The earlier a correction happens in your life-cycle, the better. Millennial’s should be particularly pleased with any stock market pullback. By buying stocks at attractive valuations so early in life, they are able to compound their wealth at greater rates than they would have done if they bought assets at overvalue.
- Investors with a time horizon that extends beyond 5 years – Time in the market is a wonderful thing. Generally, the longer you are invested in the market, the greater the chances are that your investments will be profitable. This article by Hargreaves Lansdown illustrates this point beautifully.
- Gold bugs – As the price of gold will surely rise the more unstable markets become. Gold has already returned 16.8% in 2016!
- Risk Averse investors – This may sound strange but if the general stock market takes a plunge, good stocks are taken down with bad stocks. It is in these times that investing is ‘less risky’ as you can buy wonderful stocks with a greater margin of safety. Just look what happened to stocks of wonderful businesses in 2008. Anybody who bought them during that downturn has done extremely well due to the upside of owning these businesses at attractive valuations being far greater than any downside.

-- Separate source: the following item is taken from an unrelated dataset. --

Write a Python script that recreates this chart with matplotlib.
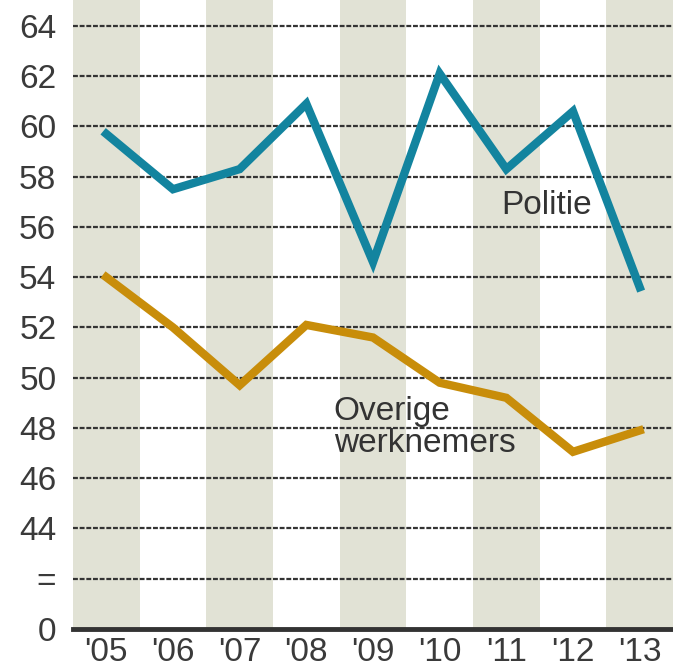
import matplotlib
matplotlib.use("Agg")
import matplotlib.pyplot as plt

years = ["'05", "'06", "'07", "'08", "'09", "'10", "'11", "'12", "'13"]
politie = [59.7, 57.5, 58.3, 60.9, 54.6, 62.1, 58.3, 60.6, 53.6]
overige = [54.0, 52.0, 49.7, 52.1, 51.6, 49.8, 49.2, 47.05, 47.9]
ytick_vals = [40, 42, 44, 46, 48, 50, 52, 54, 56, 58, 60, 62, 64]
ytick_labels = ["0", "="] + [str(v) for v in range(44, 66, 2)]

plt.rcParams['font.family'] = ['Liberation Sans', 'DejaVu Sans']

fig = plt.figure(figsize=(6.73, 6.71), dpi=100)
ax = fig.add_axes([73/673, 1 - 629/671, 1 - 73/673, 629/671])

x = list(range(len(years)))
for i in x:
    if i % 2 == 0:
        ax.axvspan(i - 0.5, i + 0.5, color="#e1e2d5", lw=0, zorder=0)

for v in ytick_vals[1:]:
    ax.axhline(v, color="#333333", lw=1.6, ls=(0, (2.2, 0.8)), zorder=1)

ax.plot(x, politie, color="#13849f", lw=6, solid_joinstyle="miter", zorder=3)
ax.plot(x, overige, color="#c88d0a", lw=6, solid_joinstyle="miter", zorder=3)

tkw = dict(fontsize=24, color="#333333", ha="left", va="baseline", zorder=4)
ax.text(5.93, 56.52, "Politie", **tkw)
ax.text(3.41, 48.33, "Overige", **tkw)
ax.text(3.41, 47.06, "werknemers", **tkw)

ax.set_xlim(-0.5, 8.5)
ax.set_ylim(40, 65.03)
ax.set_xticks(x)
ax.set_xticklabels(years)
ax.set_yticks(ytick_vals)
ax.set_yticklabels(ytick_labels)
ax.tick_params(axis="both", length=0, labelsize=24, colors="#3a3a3a")
ax.tick_params(axis="y", pad=12)
ax.tick_params(axis="x", pad=6)
for s in ["top", "right", "left"]:
    ax.spines[s].set_visible(False)
ax.spines["bottom"].set_color("#333333")
ax.spines["bottom"].set_linewidth(3.5)
ax.set_facecolor("white")

fig.savefig("out.png", dpi=100)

So if you are a low risk taking investor and currently hold your portfolio in cash and bonds, a stock market rash should work out for you as you can go shopping for bargains.
If you truly understand how the markets work and you really want to build long term wealth, a stock market decline is on of the best things that can happen. This is because you will be able to buy stocks for cheaper and when the markets recover, you will be thankful that you had the chance to buy stocks at wonderful prices!